The launch meeting of the Leiden Islam Academy on 7 December in the Academy Building drew just the right audience: a diverse group of people who were all in some way engaged with Islam. This was just what the directors of the Academy, Maurits Berger and Fatiha Azzarhouni, were hoping for.
Need for knowledge
Around 150 guests attended the meeting, including not only the ambassadors to the Netherlands from the United Kingdom, Morocco, Pakistan and Indonesia, but also students, consultants, GPs, business people, security experts, teachers, journalists, politicians, civil servants, imams and many other professional groups. These guests were representing the groups in society that need to share in the abundant knowledge on Islam available within Leiden University. And this is precisely why Leiden Islam Academy (LIA) was established.
The activist professor
The symposium was about the various ways in which Islam is manifested in Dutch society, and how a university should approach this topic. It began with a few short addresses and a round table discussion between a politician, a representative of a history teachers’ organisation, a journalist, an imam and an academic. Next there were four parallel sample lectures: an introduction to a specific topic as a taster for the participants, followed by discussion. After this, the guests had ample opportunity to chat or network over drinks and snacks. The meeting was especially honoured by the presence of philosopher Tariq Ramadan, professor in Oxford and Qatar, who gave a very interesting closing address: ‘Professor and activist: for me, not a contradiction but a pleonasm.’
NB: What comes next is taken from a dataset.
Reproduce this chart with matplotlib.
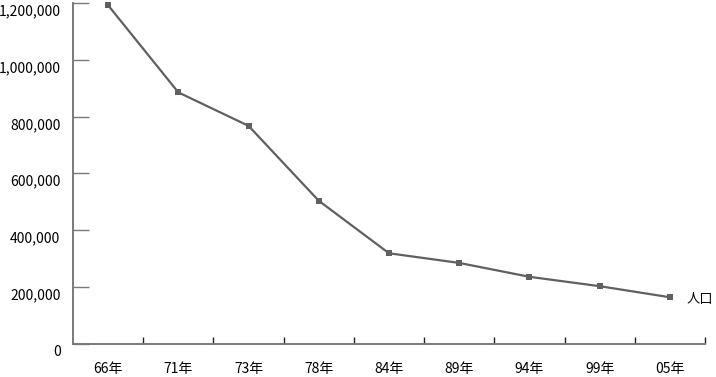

‘All the importantquestions touch on Islam’
This was the view of the politician in the round table discussion. He has noticed that Islam is blamed for just about everything, whether the issue is migrants, criminality or whatever else. Tariq Ramadan, however, took a different view when he spoke later: ‘It lies deeper. Nearly all problems can be traced back to the ever-growing gap between rich and poor. Even radicalisation has nothing to do with Islam.’
‘…. occasionally the company car’
Fatiha Azzarhouni (on the right in the photograph at the top, next to Tariq Ramadan), Vice-Director of LIA, started her working life as an IT specialist. In her address, she said the Islam debate used to annoy her, but then she realised how little she actually knew about her own religion. She gave up her job (and the company lease car) in order to study Islamic Theology at Leiden University, a degree programme that is no longer offered. ‘It’s a decision I’ve never regretted, except perhaps occasionally for the company car.’
‘Moslims are shoppers’
Maurits Berger, Professor of Islam and the West, gave a sample lecture on Sharia. Should we permit Sharia councils? He very briefly presented the facts about the Dutch legal system, which allows a great deal of freedom, and about Sharia, which for Muslims in Europe is mainly a code of living in areas such as clothing, food and religion. But what happens if you want an Islamic divorce? Some people go to England, where Sharia councils exist. But should these councils also be permitted in the Netherlands? Opinions in the room were divided. One person said, ‘It would be good if there were several different ones. Muslims are “shoppers”, and they go to the council that works out best for them.’ As Tariq Ramadan would say later: ‘One Islam, many cultures.’
‘I am very pleased with this excellent initiative’
Minister van OCW, Jet The Minister of Education, Culture and Science, Jet Bussemaker, had hoped to attend the launch meeting in person, but was prevented by more pressing political commitments: always the risk with politicians. However she addressed the audience in the room via a video clip, saying how greatly she welcomed the founding of Leiden Islam Academy: ‘I am very pleased with this excellent initiative.’
‘The framework is there, ready to be elaborated’
The symposium was opened by Frank Pieke, Director of the Leiden University Centre for the Study of Religion (LUCSoR). He gave a brief overview of Leiden University’s approach to Islam (since the 16th century), and how Leiden Islam Academy is taking a new step within this. ‘A nuanced approach to teaching and conducting research on the meaning of Islam in the Netherlands requires not only expertise, but especially a great deal of wisdom and courage.’
‘Europe has been Muslim for many centuries’
Tariq Ramadan, Professor of Contemporary Islamic Studies at Oxford University, used his own term clash of perceptions as the line of his argument, touching on a wide range of current themes. For instance, he pointed out that Islam in Europe is nothing new: there have been Muslim communities in Eastern Europe for just as long as Christian ones. And what about the colonial past…? Even back in those days, the Dutch East Indies had a large Muslim population. ‘And you never hear anything about that,’ muttered someone in the audience.
‘Looking down on people is actually a political standpoint’’
Ramadan also said that scholars must always try to find a good balance between research and social engagement. And that they must be very careful not to lose their academic credibility by looking down on groups that are led by fear and emotions: ‘Looking down on people is actually a political standpoint.’